As IDF também emitiram novas ordens de retirada para bairros de Khan Younis, deslocando milhares de pessoas antes de novos ataques israelenses na região.
Na segunda-feira, Israel Katz, ministro da Defesa israelense, apresentou planos para forçar todos os palestinos em Gaza a se alojarem em um campo de refugiados nas ruínas de Rafah, um esquema que especialistas descreveram como “um ABC para crimes contra a humanidade”.

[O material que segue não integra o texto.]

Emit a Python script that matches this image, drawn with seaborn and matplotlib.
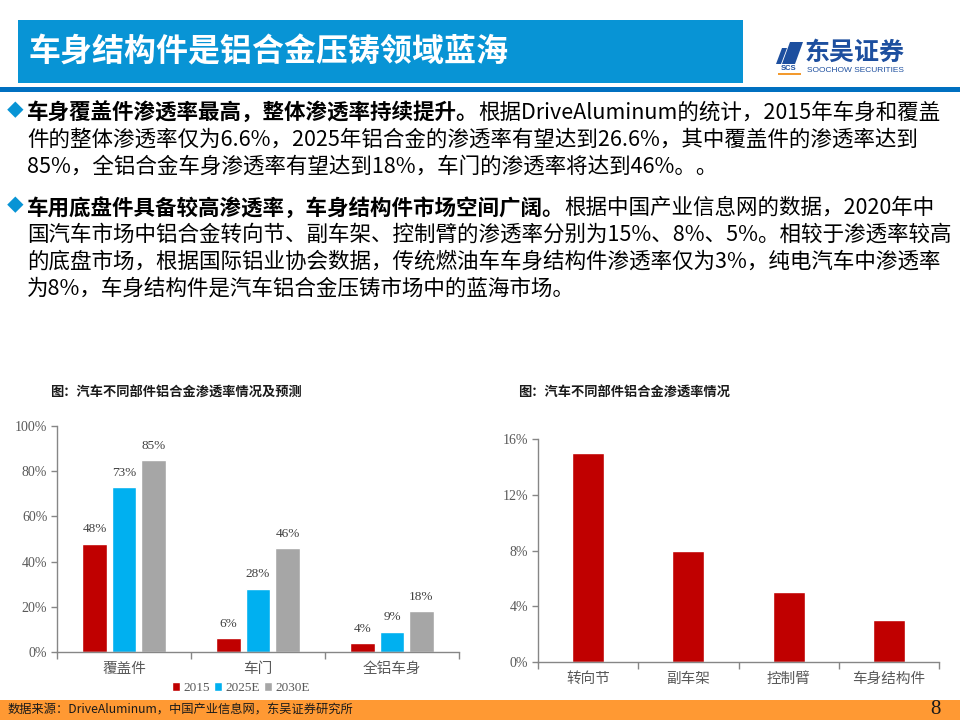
import matplotlib
matplotlib.use("Agg")
import matplotlib.pyplot as plt
import seaborn as sns
import pandas as pd
import numpy as np
from matplotlib.patches import Rectangle, Polygon
from matplotlib.ticker import FuncFormatter

# ---------------- data ----------------
page_title = "车身结构件是铝合金压铸领域蓝海"
parts_left = ["覆盖件", "车门", "全铝车身"]
years = ["2015", "2025E", "2030E"]
rate_2015 = [48, 6, 4]
rate_2025E = [73, 28, 9]
rate_2030E = [85, 46, 18]
left_yticks = [0, 20, 40, 60, 80, 100]

parts_right = ["转向节", "副车架", "控制臂", "车身结构件"]
rate_right = [15, 8, 5, 3]
right_yticks = [0, 4, 8, 12, 16]

title_left = "图：汽车不同部件铝合金渗透率情况及预测"
title_right = "图：汽车不同部件铝合金渗透率情况"
source_text = "数据来源：DriveAluminum，中国产业信息网，东吴证券研究所"
page_no = "8"

para1 = [
    [("车身覆盖件渗透率最高，整体渗透率持续提升。", True), ("根据DriveAluminum的统计，2015年车身和覆盖", False)],
    [("件的整体渗透率仅为6.6%，2025年铝合金的渗透率有望达到26.6%，其中覆盖件的渗透率达到", False)],
    [("85%，全铝合金车身渗透率有望达到18%，车门的渗透率将达到46%。。", False)],
]
para2 = [
    [("车用底盘件具备较高渗透率，车身结构件市场空间广阔。", True), ("根据中国产业信息网的数据，2020年中", False)],
    [("国汽车市场中铝合金转向节、副车架、控制臂的渗透率分别为15%、8%、5%。相较于渗透率较高", False)],
    [("的底盘市场，根据国际铝业协会数据，传统燃油车车身结构件渗透率仅为3%，纯电汽车中渗透率", False)],
    [("为8%，车身结构件是汽车铝合金压铸市场中的蓝海市场。", False)],
]

# ---------------- style ----------------
sns.set_theme(style="ticks")
CJK = ["Noto Sans CJK SC", "DejaVu Sans"]
SERIF = ["Liberation Serif", "Noto Sans CJK SC"]
plt.rcParams["font.family"] = CJK

W, H = 960, 720
fig = plt.figure(figsize=(W / 100, H / 100), dpi=100)


def fx(px):
    return px / W


def fy(py):
    return 1 - py / H


def rect(x0, y0, x1, y1, color):
    fig.patches.append(Rectangle((fx(x0), fy(y1)), fx(x1 - x0), (y1 - y0) / H,
                                 transform=fig.transFigure, color=color, lw=0, zorder=0))


# header
rect(18, 20, 743, 83, "#0894D5")
fig.text(fx(28), fy(52), page_title, color="white", fontsize=23, fontweight="bold",
         va="center", ha="left")
rect(0, 87, 960, 92, "#0070C0")

# logo
logo_blue = "#1D4F9F"
fig.patches.append(Polygon([(fx(782), fy(64)), (fx(790), fy(42)), (fx(803), fy(42)), (fx(795), fy(64))],
                           closed=True, transform=fig.transFigure, color=logo_blue, lw=0))
fig.patches.append(Polygon([(fx(776), fy(64)), (fx(782), fy(48)), (fx(787), fy(48)), (fx(781), fy(64))],
                           closed=True, transform=fig.transFigure, color=logo_blue, lw=0))
fig.text(fx(789), fy(69), "SCS", color=logo_blue, fontsize=5.5, fontweight="bold",
         ha="center", va="center", family=["Liberation Sans"])
rect(778, 73, 801, 75, "#F39A2E")
fig.text(fx(805), fy(53), "东吴证券", color=logo_blue, fontsize=18, fontweight="bold",
         va="center", ha="left")
fig.text(fx(807), fy(70), "SOOCHOW SECURITIES", color=logo_blue, fontsize=6,
         va="center", ha="left", family=["Liberation Sans"])

# paragraphs
renderer = fig.canvas.get_renderer()


def rich_line(x, y, segs, size=15.5):
    for txt, bold in segs:
        t = fig.text(fx(x), fy(y), txt, fontsize=size, fontweight="bold" if bold else "normal",
                     va="center", ha="left", color="black")
        bb = t.get_window_extent(renderer)
        x = bb.x1


for i, line in enumerate(para1):
    rich_line(27, 113 + 27 * i, line)
fig.text(fx(7), fy(112), "◆", color="#0894D5", fontsize=12, va="center", ha="left")
for i, line in enumerate(para2):
    rich_line(27, 208 + 27 * i, line)
fig.text(fx(7), fy(207), "◆", color="#0894D5", fontsize=12, va="center", ha="left")

# footer
rect(0, 700, 960, 720, "#FF9933")
fig.text(fx(8), fy(710), source_text, fontsize=8.8, va="center", ha="left", color="#1a1a1a")
fig.text(fx(930), fy(709), page_no, fontsize=15, va="center", ha="left", family=SERIF, color="#1a1a1a")

# chart titles
fig.text(fx(50), fy(393), title_left, fontsize=9.5, fontweight="bold", va="center", ha="left", color="#1a1a1a")
fig.text(fx(518), fy(393), title_right, fontsize=9.5, fontweight="bold", va="center", ha="left", color="#1a1a1a")

axis_gray = "#868686"
label_gray = "#595959"


def style_axes(ax, ncat, yticks):
    ax.set_xlim(-0.5, ncat - 0.5)
    ax.set_ylim(yticks[0], yticks[-1])
    ax.set_yticks(yticks)
    ax.yaxis.set_major_formatter(FuncFormatter(lambda v, p: f"{v:.0f}%"))
    ax.set_xticks(np.arange(-0.5, ncat, 1.0), minor=True)
    ax.tick_params(axis="x", which="major", length=0, pad=7, labelsize=10.5,
                   labelcolor=label_gray)
    ax.tick_params(axis="x", which="minor", length=5, width=1, color=axis_gray, direction="out")
    ax.tick_params(axis="y", which="major", length=4, width=1, color=axis_gray, direction="out",
                   labelsize=10, labelcolor=label_gray, labelfontfamily="Liberation Serif", pad=3)
    for s in ["top", "right"]:
        ax.spines[s].set_visible(False)
    for s in ["left", "bottom"]:
        ax.spines[s].set_color(axis_gray)
        ax.spines[s].set_linewidth(1)
    ax.set_xlabel("")
    ax.set_ylabel("")
    ax.set_facecolor("none")


# left chart
ax1 = fig.add_axes([fx(57), fy(652), fx(402), 226 / H])
df_left = pd.DataFrame({
    "part": parts_left * 3,
    "year": np.repeat(years, len(parts_left)),
    "rate": rate_2015 + rate_2025E + rate_2030E,
})
sns.barplot(data=df_left, x="part", y="rate", hue="year", hue_order=years,
            palette=["#C00000", "#00B0F0", "#A6A6A6"], width=0.66, gap=0.17,
            saturation=1, ax=ax1, errorbar=None)
style_axes(ax1, len(parts_left), left_yticks)
for cont in ax1.containers:
    ax1.bar_label(cont, labels=[f"{v:g}%" for v in cont.datavalues], padding=6,
                  fontsize=9.5, family=SERIF, color="#404040")
handles, labels = ax1.get_legend_handles_labels()
if ax1.legend_ is not None:
    ax1.legend_.remove()
ax1.legend(handles, labels, loc="center", bbox_to_anchor=(fx(241), fy(688)),
           bbox_transform=fig.transFigure, ncol=3, frameon=False,
           handlelength=0.6, handleheight=0.6, handletextpad=0.25, columnspacing=0.3,
           prop={"family": SERIF, "size": 9.5}, labelcolor=label_gray)

# right chart
ax2 = fig.add_axes([fx(538), fy(662), fx(401), 223 / H])
df_right = pd.DataFrame({"part": parts_right, "rate": rate_right})
sns.barplot(data=df_right, x="part", y="rate", color="#C00000", width=0.32,
            saturation=1, ax=ax2, errorbar=None)
style_axes(ax2, len(parts_right), right_yticks)

fig.savefig("out.png", dpi=100)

Ele ordenou que as IDF se preparassem para montar o que chamou de “cidade humanitária” na cidade destruída, afirmando que os militares controlariam o perímetro do local e inicialmente “moveriam” 600 mil palestinos para a área – a maioria pessoas atualmente deslocadas na região de Al-Mawasi, na costa sul. Eventualmente, toda a população de Gaza seria alojada lá, e Israel então implementaria “o plano de emigração”, disse Katz, segundo o jornal Haaretz.
Analistas avaliam que o projeto superlativo e ameaçador serve para obter vantagem nas nas negociações de cessar-fogo. No entanto, se for um plano oficial, mascara com “humanitarismo” uma manobra para realizar o deslocamento forçado de um povo para, então, expulsá-lo de suas terras – considerado um crime contra a humanidade e um crime de guerra pelo direito internacional.
A guerra foi desencadeada por um ataque liderado pelo Hamas ao sul de Israel em outubro de 2023, no qual militantes mataram 1.200 pessoas, a maioria civis, e sequestraram 250. A ação militar israelense subsequente já matou mais de 57 mil palestinos, segundo o Ministério da Saúde de Gaza, reduziu o território a escombros e mergulhou sua população em uma grave crise humanitária.